The epic $147-per-barrel spike in the summer of 2008 was the sequel of an alarming chorus that the world was running out of oil, which in its turn caused an unthinkable bubble. However, since that time, production has continued to reach new highs almost every year. Nowadays, some market watchers claim that crude oil production worldwide is surging like never before. Others question whether today’s rates of output can ever be increased, and say that an imminent shortage will be permanent. The glass-half-empty experts say that oil is still running out once and for all and see oil prices rising far out into the future. An infinite set of probabilities makes forecasting a churlish task.
In an issue as global as oil, geopolitics is one of the key points.
“There’s every possibility that there will be some kind of political or military issues that will cause further disruptions. Libya was at three hundred thousand barrels a day this year, it’s now to nine hundred thousand, it could easily go back down again, ISIS seems to be contained, that might change – you can never really tell with this market because these very large geopolitical moves can have a real impact on the price,” Alex Griffiths, Managing Director at Fitch Ratings in London said.

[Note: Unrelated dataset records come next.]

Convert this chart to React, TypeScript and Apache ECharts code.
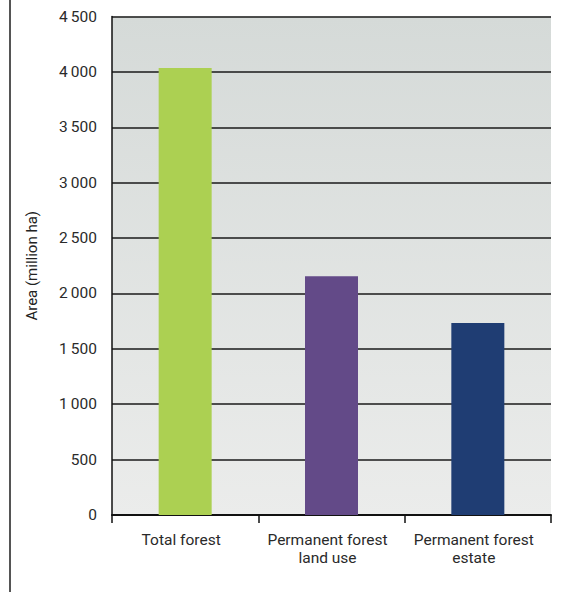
import React, { useEffect, useRef } from "react";
import * as echarts from "echarts";

const categories = ["Total forest", "Permanent forest\nland use", "Permanent forest\nestate"];
const values = [4035, 2155, 1733];
const barColors = ["#acd052", "#634a88", "#1f3d73"];
const yTicks = { min: 0, max: 4500, interval: 500 };
const yTitle = "Area (million ha)";

const fmt = (v: number) => {
  const s = String(Math.round(v));
  return s.replace(/\B(?=(\d{3})+(?!\d))/g, "\u2009");
};

export default function App() {
  const ref = useRef<HTMLDivElement>(null);
  useEffect(() => {
    document.body.style.margin = "0";
    if (!ref.current) return;
    const chart = echarts.init(ref.current, undefined, { renderer: "svg" });
    chart.setOption({
      animation: false,
      textStyle: { fontFamily: "Roboto" },
      grid: {
        left: 112,
        right: 31,
        top: 16.5,
        bottom: 77,
        show: true,
        borderWidth: 0,
        backgroundColor: new echarts.graphic.LinearGradient(0, 0, 0, 1, [
          { offset: 0, color: "#d5dad8" },
          { offset: 1, color: "#ebeceb" },
        ]),
      },
      graphic: [
        { type: "rect", shape: { x: 9, y: 0, width: 2, height: 592 }, style: { fill: "#555" } },
      ],
      xAxis: {
        type: "category",
        data: categories,
        axisLine: { lineStyle: { color: "#111", width: 2 } },
        axisTick: { show: true, length: 8, lineStyle: { color: "#111", width: 1.5 } },
        axisLabel: {
          interval: 0,
          color: "#2a2a2a",
          fontSize: 15.5,
          fontWeight: "normal",
          lineHeight: 18,
          margin: 16,
          padding: [0, 8, 0, 0],
        },
      },
      yAxis: {
        type: "value",
        min: yTicks.min,
        max: yTicks.max,
        interval: yTicks.interval,
        name: yTitle,
        nameLocation: "middle",
        nameGap: 73,
        nameTextStyle: { color: "#222", fontSize: 15, fontWeight: "normal" },
        axisLine: { show: true, lineStyle: { color: "#111", width: 1.5 } },
        axisTick: { show: false },
        axisLabel: {
          color: "#2a2a2a",
          fontSize: 15.5,
          fontWeight: "normal",
          margin: 15,
          formatter: (v: number) => fmt(v),
        },
        splitLine: { show: true, lineStyle: { color: "#1a1a1a", width: 1.5 } },
      },
      series: [
        {
          type: "bar",
          barWidth: 53,
          data: values.map((v, i) => ({ value: v, itemStyle: { color: barColors[i] } })),
        },
      ],
    });
    return () => chart.dispose();
  }, []);
  return <div ref={ref} style={{ width: 582, height: 592 }} />;
}
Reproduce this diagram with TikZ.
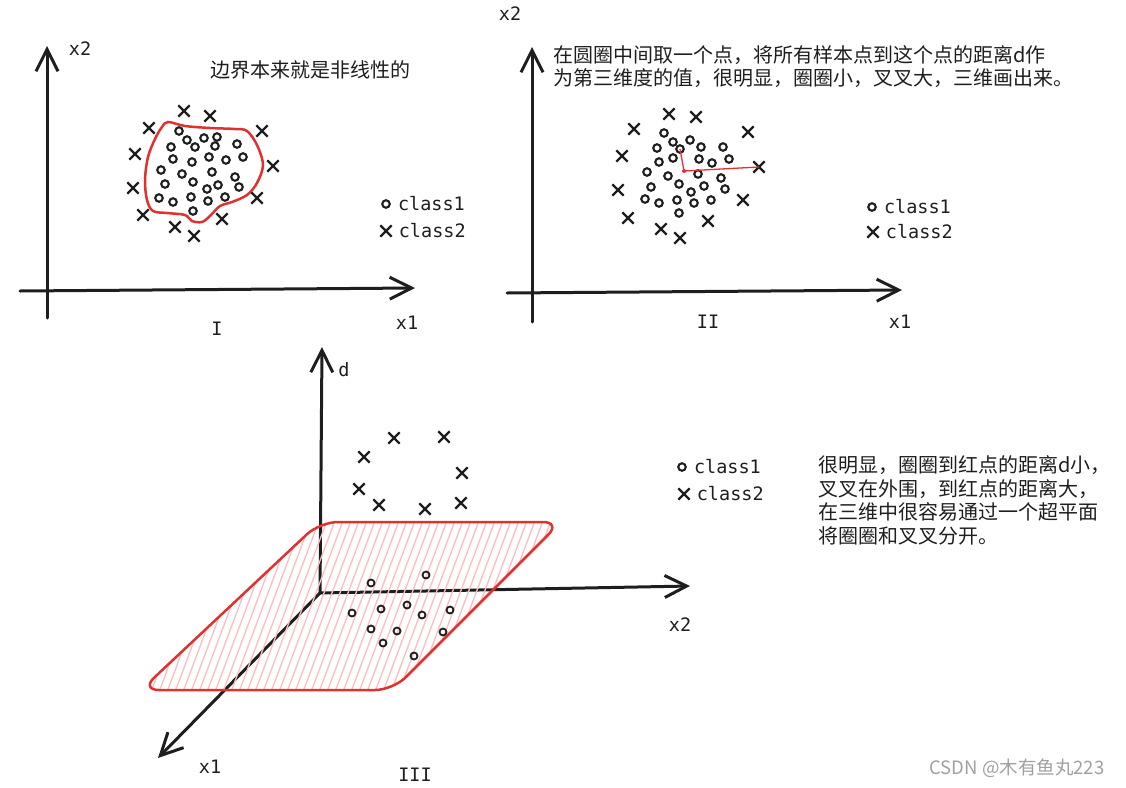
\documentclass[tikz,border=0pt]{standalone}
\usepackage{fontspec}
\setmainfont{Noto Sans CJK SC}
\newfontfamily\monofont{DejaVu Sans Mono}
\usetikzlibrary{arrows.meta,positioning,shapes.misc}
\definecolor{inkblack}{HTML}{1E1E1E}
\definecolor{exred}{HTML}{E03131}
\definecolor{hatchpink}{HTML}{FFBCBC}
\definecolor{markgray}{HTML}{A0A0A0}

\begin{document}
\begin{tikzpicture}[
  x=1pt, y=-1pt,
  axis/.style={draw=inkblack, line width=3pt, line cap=round,
    -{Straight Barb[length=22pt, width=22pt]}},
  ptcirc/.style={circle, draw=inkblack, line width=2.1pt, minimum size=7.5pt, inner sep=0pt},
  ptcross/.style={cross out, draw=inkblack, line width=2.3pt, minimum size=9pt, inner sep=0pt},
  ptcircs/.style={ptcirc, line width=1.8pt, minimum size=7pt},
  reddot/.style={circle, fill=exred, minimum size=4pt, inner sep=0pt},
  redline/.style={draw=exred, line width=1.3pt},
  blob/.style={draw=exred, line width=2.5pt},
  hatch/.style={draw=hatchpink, line width=1.3pt},
  lbl/.style={font=\monofont\fontsize{18.5}{20}\selectfont, text=inkblack, inner sep=0pt},
  note/.style={font=\fontsize{20}{23.6}\selectfont, text=inkblack, inner sep=0pt, align=left},
  wm/.style={font=\fontsize{18.5}{20}\selectfont, text=markgray, inner sep=0pt}
]
\useasboundingbox (0,0) rectangle (1126,787);

% ---- panel I
\coordinate (yb1) at (47,318);
\coordinate (yt1) at (47,46);
\coordinate (xl1) at (20,291);
\coordinate (xr1) at (415,288);
\draw[axis] (yb1) -- (yt1);
\draw[axis] (xl1) -- (xr1);
\node[lbl] (lx21) at (80,49) {x2};
\node[lbl] (lx11) at (407,323) {x1};
\node[lbl] (lI) at (217,329) {I};
\node[note] (t1) at (310,70) {边界本来就是非线性的};
\draw[blob] plot[smooth cycle, tension=0.55] coordinates {(168,122) (185,126) (210,128) (235,129)
  (247,131) (257,145) (263,165) (257,183) (247,195) (232,202) (220,206) (210,216) (202,222)
  (192,221) (185,215) (167,213) (153,211) (147,200) (145,180) (148,157) (155,139) (162,127)};
\foreach \px/\py [count=\i] in {179/131, 187/140, 195/147, 204/138, 217/137, 215/146, 237/144,
  171/147, 173/159, 192/162, 209/157, 226/160, 243/157, 161/170, 182/174, 212/172, 235/177,
  165/184, 193/182, 207/189, 218/185, 239/187, 159/198, 173/202, 191/197, 208/201, 225/197, 193/211}
  \node[ptcirc] (a\i) at (\px,\py) {};
\foreach \px/\py [count=\i] in {184/111, 210/116, 149/128, 262/131, 135/154, 273/166, 133/188,
  257/198, 143/215, 222/219, 175/227, 194/236}
  \node[ptcross] (u\i) at (\px,\py) {};
\node[ptcirc] (l1c) at (386,204) {};
\node[lbl, right=7pt of l1c] (l1t) {class1};
\node[ptcross] (l1x) at (386,231) {};
\node[lbl, right=7pt of l1x] (l1u) {class2};

% ---- panel II
\coordinate (yb2) at (532,322);
\coordinate (yt2) at (532,47);
\coordinate (xl2) at (507,293);
\coordinate (xr2) at (902,290);
\draw[axis] (yb2) -- (yt2);
\draw[axis] (xl2) -- (xr2);
\node[lbl] (lx22) at (510,14) {x2};
\node[lbl] (lx12) at (900,322) {x1};
\node[lbl] (lII) at (708,322) {II};
\node[note, anchor=west] (t2) at (553,66.5) {在圆圈中间取一个点，将所有样本点到这个点的距离d作\\为第三维度的值，很明显，圈圈小，叉叉大，三维画出来。};
\foreach \px/\py [count=\i] in {664/133, 673/142, 680/149, 690/140, 701/147, 723/147, 657/148,
  659/162, 673/158, 699/159, 712/163, 729/159, 647/172, 668/176, 698/174, 721/178, 651/187,
  679/184, 691/192, 704/186, 725/189, 645/199, 659/203, 677/200, 694/203, 711/200, 679/213}
  \node[ptcirc] (b\i) at (\px,\py) {};
\foreach \px/\py [count=\i] in {669/114, 696/117, 634/129, 748/132, 622/156, 759/167, 618/190,
  743/200, 628/218, 708/221, 661/229, 680/238}
  \node[ptcross] (v\i) at (\px,\py) {};
\node[reddot] (ctr) at (684,171) {};
\draw[redline] (b3.center) -- (ctr.center) -- (v6.center);
\node[ptcirc] (l2c) at (872,207) {};
\node[lbl, right=7pt of l2c] (l2t) {class1};
\node[ptcross] (l2x) at (873,232) {};
\node[lbl, right=7pt of l2x] (l2u) {class2};

% ---- panel III
\coordinate (o3) at (320,593);
\coordinate (d3) at (322,347);
\coordinate (x23) at (690,586);
\coordinate (x13) at (158,758);
\draw[axis] (o3) -- (d3);
\draw[axis] (o3) -- (x23);
\draw[axis] (o3) -- (x13);
\begin{scope}
  \clip[rounded corners=18pt] (141,690) -- (320,522) -- (561,522) -- (393,690) -- cycle;
  \foreach \hx in {60,68,...,620}
    \draw[hatch] (\hx,700) -- ++(68,-182);
\end{scope}
\draw[blob, rounded corners=18pt] (141,690) -- (320,522) -- (561,522) -- (393,690) -- cycle;
\node[lbl] (ld3) at (344,370) {d};
\node[lbl] (lx23) at (680,625) {x2};
\node[lbl] (lx13) at (210,767) {x1};
\node[lbl] (lIII) at (415,775) {III};
\foreach \px/\py [count=\i] in {394/438, 444/437, 364/457, 462/473, 359/489, 379/505, 425/509, 461/503}
  \node[ptcross] (w\i) at (\px,\py) {};
\foreach \px/\py [count=\i] in {371/583, 426/575, 352/613, 381/609, 407/605, 422/615, 450/610,
  371/629, 397/631, 443/632, 383/643, 414/656}
  \node[ptcircs] (c\i) at (\px,\py) {};
\node[ptcirc] (l3c) at (682,467) {};
\node[lbl, right=7pt of l3c] (l3t) {class1};
\node[ptcross] (l3x) at (684,494) {};
\node[lbl, right=7pt of l3x] (l3u) {class2};
\node[note, anchor=west] (t3) at (818,500.5) {很明显，圈圈到红点的距离d小，\\叉叉在外围，到红点的距离大，\\在三维中很容易通过一个超平面\\将圈圈和叉叉分开。};

\node[wm] (mark) at (1017,768) {CSDN @木有鱼丸223};
\end{tikzpicture}
\end{document}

Joerg Doerler, a principal with A.T. Kearney who is head of its oil and gas practice in Russia and the CIS, is among those who dare to make forecasts. According to Doerler, “Next year the prices might even fall a bit lower, maybe to levels around $60 per barrel or even lower, but this might not be sustainable for a longer period of time, so I think the price around the current level or slightly lower can be expected for next year.”
Moody’s rating agency just issued its base case forecast of $80-$85 per barrel for 2015, noting that the exact impact will vary from country to country and a further fall in prices, if it happens, would worsen the situation for oil-exporting sovereigns.
“Our current forecast is $80-$85 per barrel. This is significantly below what we had in the beginning of the year but I would like to stress that lower oil prices are a net positive for the global economy because the economic weight of oil-importing countries is much greater than oil-exporting countries,” Moody’s Chief Economist and Managing Director Lucio Vinhas de Souza.
Many analysts also note the cyclical nature of the world oil market throughout its century-and-a-half-long history. There are several key players, including the Saudis (who want to drive out competition from US fracking and Canadian tar sand production; Saudi Arabia’s cost of production is far less), other sovereigns like Russia, Iran, Ecuador, Norway, the countries of the Persian Gulf and Venezuela that rely on oil revenues, and the US, which on one hand doesn't want to see fracking become unprofitable but on the other hand stands a lot to gain economically from lower oil prices. The US may also be hoping that low oil prices take their toll on Russia and Iran, which are both already subject to US sanctions. Yet the wisest say that only time can tell whether oil prices will continue to hover around the $65-per-barrel levels, or whether the forces of history will send them in a different direction altogether.